I’ve been struggling a lot over the past week. I’m feeling very overwhelmed and lost. Suddenly the world is feeling way, way to big and scary, and I’ve lost all my confidence (even though I’ve been sleeping well!). I think it has something to do with the internet and access to information.
In the old days(pre-internet), accessing information was relatively limited and local. You could read the newspaper, watch the 4 or 5 local free to air TV channels, subscribe to magazines in your chosen field of expertise, read books, attend local courses etc etc. Everything was relatively local and/or narrow. Through default, your exposure to information was limited and generally stayed within the boundaries of being local in nature. It was manageable and you generally felt in control of it.
Now, with the internet we have access to anything we could think of with a few clicks of a button. There are so many experts and smart people and so much information, so much I don’t know, so much I should know, so many things I’m not good at, so many things I do wrong or have done wrong…so much information and expertise overload! Don’t get me wrong, it is actually invaluable having access to so much information from anywhere/anyone in the world…and in fact, helps to put the power back into the hands of the people(that’s why so many governments are fearful of it!)…but there definitely, to me at least, seems to be a downside. The downside is that because we have the ability to access all this information, it feels like we have an obligation to know it all as well, or at least find out about it. In addition, because we have access to every other persons thoughts, opinions and ideas it feels like there is no opportunity to have your own original thought or opinion.

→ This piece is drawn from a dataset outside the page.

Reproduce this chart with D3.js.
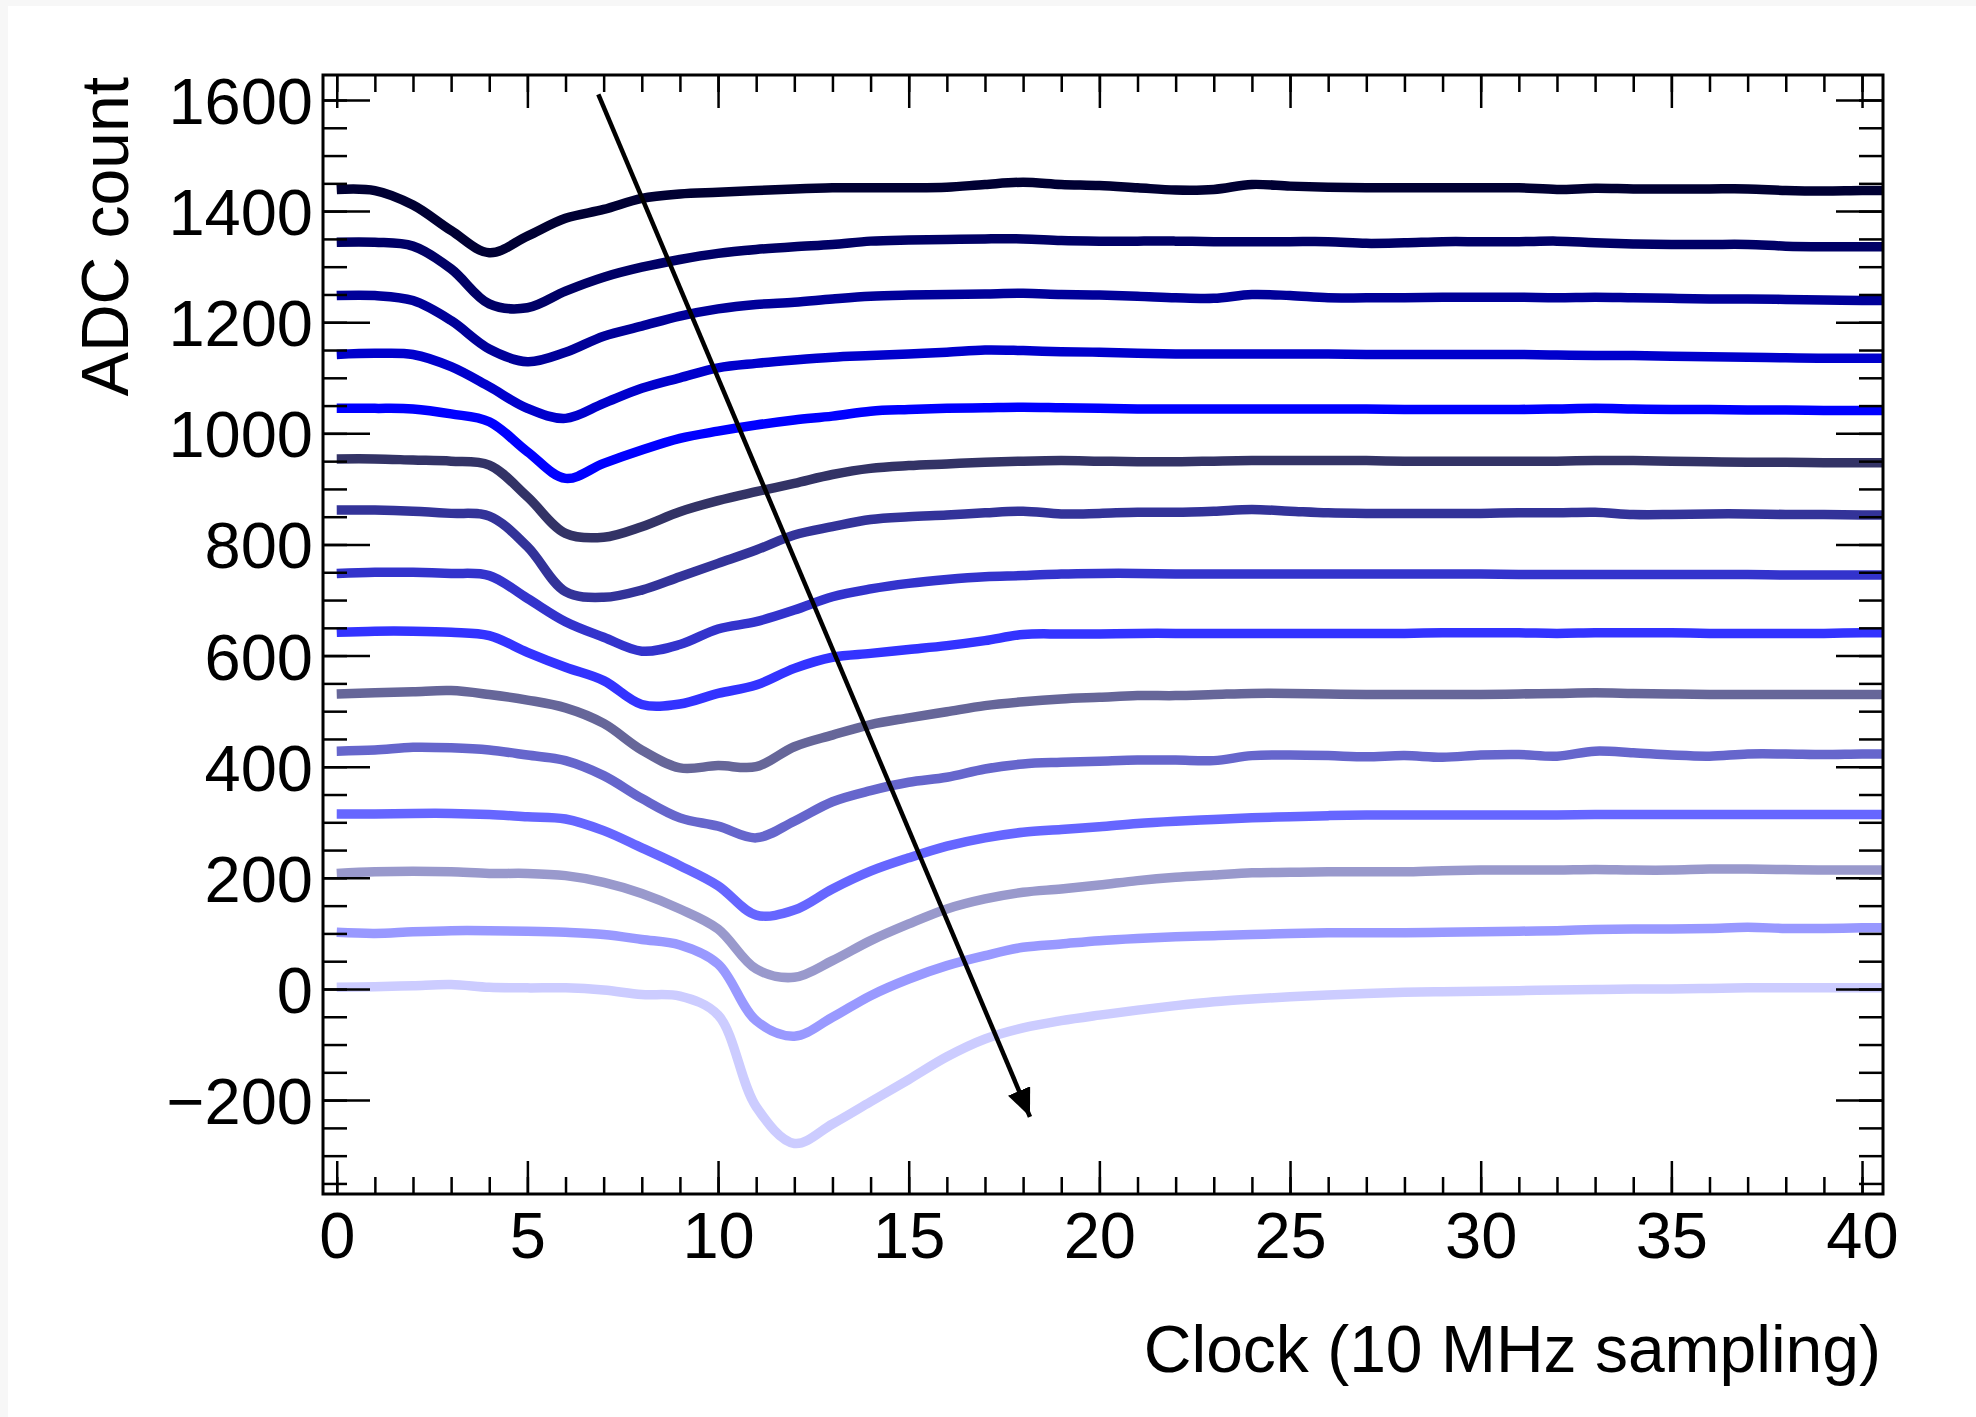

If you come up with something you think is original just google it and at least 10 other people have already thought of it…how demoralising.
The interesting thing is that you often hear that the world is getting smaller, through the internet we can all connect with each other globally as though we live in one big community. Well, I don’t think I want to live in a community of $7B people…I want to be an individual and not the 10th decimal place of a statistic. Instead of the internet empowering the people is it, in fact, dis-empowering them? Is it only those that have the “egos” to think they are experts that will be heard…whether they have any type of expertise or not?
Or maybe I’ve just had a “downer” week and things will look better tomorrow!
Thank you for the comment on my post today. I read this post of yours and it was as if I was reading my own thoughts. I think you’ve hit the nail on the head with this. The thing with me is, I generally understand all of this and I’m ok with my position in life and where I am. But sometimes, like today, it all seems a bit much.
You wrote “In addition, because we have access to every other persons thoughts, opinions and ideas it feels like there is no opportunity to have your own original thought or opinion.” I couldn’t agree more. I wish I had an answer to all of this, but I fear there isn’t an answer to be found. I think we just need to find a way to be at peace in our own little part of this incredibly noisy world, and maybe that requires us to sometimes just ‘log off’, ‘power down’, and be quiet for while.
good luck out there!
Thanks.
By the way, I’m feeling a little more upbeat today. It really helped reading your stuff yesterday…I didn’t feel so alone…thanks!